Bei einer personenbedingten Kündigung wegen häufiger Kurzerkrankungen kann die Berücksichtigung eines zweijährigen Referenzzeitraums im Einzelfall ausreichend sein (LAG Düsseldorf, Urteil vom 17.05.2022, Az. 14 Sa 825/21; anhängig beim BAG unter Az. 2 AZR 252/22).

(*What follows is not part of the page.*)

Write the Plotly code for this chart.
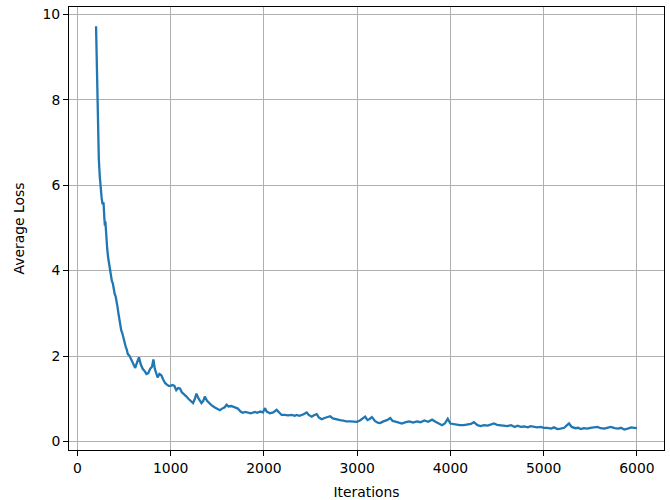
import plotly.graph_objects as go

iterations = [
    200, 210, 220, 230, 240, 250, 260, 270, 280, 290, 295, 300, 310, 320, 330, 340, 350, 360, 370, 380,
    390, 400, 410, 420, 430, 440, 450, 460, 470, 480, 490, 500, 510, 520, 530, 540, 560, 580, 600, 620,
    640, 660, 680, 700, 720, 740, 760, 780, 800, 815, 830, 850, 860, 880, 900, 920, 940, 960, 980, 1000,
    1020, 1040, 1060, 1080, 1100, 1120, 1150, 1170, 1190, 1210, 1240, 1260, 1276, 1300, 1330, 1350, 1366, 1390, 1410, 1437,
    1470, 1500, 1527, 1560, 1580, 1600, 1620, 1650, 1688, 1720, 1750, 1774, 1800, 1830, 1860, 1903, 1930, 1960, 1990, 2010,
    2030, 2065, 2100, 2136, 2160, 2190, 2220, 2260, 2300, 2330, 2351, 2380, 2420, 2459, 2480, 2513, 2540, 2566, 2590, 2620,
    2650, 2680, 2710, 2740, 2770, 2817, 2850, 2880, 2925, 2960, 2996, 3030, 3060, 3086, 3110, 3130, 3158, 3190, 3220, 3247,
    3280, 3320, 3355, 3380, 3420, 3450, 3480, 3520, 3560, 3600, 3642, 3680, 3720, 3760, 3803, 3840, 3880, 3910, 3940, 3971,
    4000, 4036, 4070, 4100, 4143, 4180, 4220, 4251, 4290, 4323, 4360, 4400, 4430, 4466, 4500, 4540, 4570, 4609, 4650, 4690,
    4720, 4753, 4790, 4830, 4860, 4896, 4930, 4970, 5000, 5039, 5080, 5110, 5147, 5180, 5220, 5250, 5272, 5300, 5340, 5370,
    5398, 5430, 5470, 5500, 5540, 5577, 5610, 5650, 5680, 5720, 5760, 5800, 5828, 5864, 5900, 5940, 5970, 6000,
]
avg_loss = [
    9.72, 8.6, 7.5, 6.6, 6.2, 5.85, 5.7, 5.55, 5.6, 5.2, 5.05, 5.15, 4.75, 4.5, 4.3, 4.15, 4.0, 3.9, 3.75, 3.7,
    3.55, 3.45, 3.4, 3.3, 3.15, 3.0, 2.85, 2.7, 2.6, 2.55, 2.45, 2.35, 2.25, 2.2, 2.15, 2.05, 2.0, 1.9, 1.8, 1.72,
    1.85, 1.97, 1.8, 1.7, 1.65, 1.58, 1.6, 1.7, 1.75, 1.92, 1.7, 1.55, 1.5, 1.58, 1.55, 1.45, 1.37, 1.33, 1.3, 1.3,
    1.32, 1.3, 1.2, 1.25, 1.24, 1.15, 1.1, 1.05, 1.0, 0.95, 0.9, 1.0, 1.12, 1.0, 0.9, 0.95, 1.05, 0.95, 0.9, 0.85,
    0.8, 0.77, 0.73, 0.78, 0.8, 0.86, 0.82, 0.83, 0.8, 0.77, 0.7, 0.67, 0.69, 0.68, 0.66, 0.69, 0.67, 0.7, 0.68, 0.78,
    0.7, 0.66, 0.68, 0.74, 0.68, 0.62, 0.62, 0.61, 0.62, 0.6, 0.62, 0.6, 0.63, 0.68, 0.62, 0.58, 0.62, 0.64, 0.56, 0.52,
    0.55, 0.57, 0.59, 0.54, 0.52, 0.5, 0.49, 0.47, 0.47, 0.46, 0.46, 0.49, 0.53, 0.58, 0.5, 0.52, 0.57, 0.48, 0.44, 0.43,
    0.47, 0.5, 0.55, 0.48, 0.46, 0.44, 0.42, 0.45, 0.47, 0.44, 0.47, 0.45, 0.49, 0.46, 0.51, 0.46, 0.41, 0.38, 0.42, 0.53,
    0.42, 0.4, 0.39, 0.38, 0.38, 0.4, 0.41, 0.45, 0.38, 0.36, 0.38, 0.37, 0.4, 0.42, 0.39, 0.38, 0.37, 0.36, 0.38, 0.34,
    0.37, 0.34, 0.35, 0.33, 0.36, 0.34, 0.33, 0.34, 0.32, 0.32, 0.3, 0.33, 0.29, 0.3, 0.32, 0.38, 0.42, 0.34, 0.31, 0.32,
    0.29, 0.31, 0.3, 0.32, 0.33, 0.34, 0.31, 0.3, 0.32, 0.34, 0.31, 0.3, 0.32, 0.28, 0.3, 0.33, 0.32, 0.31,
]

x_ticks = [0, 1000, 2000, 3000, 4000, 5000, 6000]
y_ticks = [0, 2, 4, 6, 8, 10]

font = dict(family="DejaVu Sans", size=13.9, color="#000000")

fig = go.Figure()
fig.add_trace(go.Scatter(
    x=iterations, y=avg_loss, mode="lines",
    line=dict(color="#1f77b4", width=2.3),
    showlegend=False,
))

axis_common = dict(
    showgrid=True, gridcolor="#b0b0b0", gridwidth=1,
    showline=True, linecolor="#000000", linewidth=1, mirror=True,
    ticks="outside", ticklen=5, tickwidth=1, tickcolor="#000000",
    zeroline=False, tickfont=font, automargin=False,
)

fig.update_layout(
    width=670, height=500,
    margin=dict(l=69, r=6, t=7, b=50),
    paper_bgcolor="white", plot_bgcolor="white",
    font=font,
    xaxis=dict(range=[-90, 6290], tickvals=x_ticks, ticktext=[str(v) for v in x_ticks],
               title=dict(text="Iterations", font=font, standoff=12), **axis_common),
    yaxis=dict(range=[-0.2, 10.17], tickvals=y_ticks, ticktext=[str(v) for v in y_ticks],
               title=dict(text="Average Loss", font=font, standoff=14), **axis_common),
)

fig.write_html("out.html", config={"displayModeBar": False},
               post_script="document.body.style.margin='0';document.body.style.overflow='hidden';")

Das Vortäuschen einer Krankheit
Ein Arbeitnehmer, der sich krankmeldet und in der Zeit der Arbeitsunfähigkeit Partys feiert, riskiert die fristlose Kündigung, so das Arbeitsgericht Siegburg (Urteil vom 01.12.2022, Az. 5 Ca 1200/22). Hintergrund des Streites war eine Party, zu der die Arbeitnehmerin ging, obwohl sie sich krankgemeldet hatte. Im WhatsApp-Status der Arbeitnehmerin und auf der Homepage des Partyveranstalters befanden sich Fotos von der feiernden Arbeitnehmerin. Der Arbeitgeber kündigte ihr daraufhin fristlos. Hiergegen erhob sie Kündigungsschutzklage – erfolglos. Details zum Urteil in ZP 06/2023, Seite 16.
Der Arbeitszeitbetrug
Der vorsätzliche Verstoß eines Arbeitnehmers gegen seine Verpflichtung, die Arbeitszeit korrekt zu dokumentieren, ist geeignet, eine außerordentliche Kündigung zu rechtfertigen (LAG Hamm, Urteil vom 27.01.2023, Az. 13 Sa 1007/22). Dies gilt für den vorsätzlichen Missbrauch einer Stempeluhr und für das wissentliche und vorsätzlich falsche Ausstellen entsprechender Formulare. Besonders schwerwiegend war für das Gericht der mit der Pflichtverletzung verbundene schwere Vertrauensbruch. Ein solcher lag aus Sicht des LAG irreparabel vor, eine Abmahnung hielt es aufgrund der Schwere der Pflichtverletzung daher für entbehrlich.
Der „wilde“ Streik
Streiken ist arbeitsrechtlich erlaubt, wenn die Voraussetzungen für einen rechtmäßigen Streik vorliegen. Dazu gehört, dass ein Streik von einer tariffähigen Partei geführt wird, wie z. B. dem Verband medizinischer Fachberufe e.V. (vmf) der im März und April 2025 zu Warnstreiks aufgerufen hatte (Quelle: iww.de/s13154). Nicht umfasst ist ein wilder Streik, also ein Arbeitskampf, der ohne eine Gewerkschaft geführt wird. Die Teilnahme an einem wilden Streik ist eine arbeitsvertragliche Pflichtverletzung. Sie kann nach erfolgter Abmahnung eine verhaltensbedingte Kündigung rechtfertigen.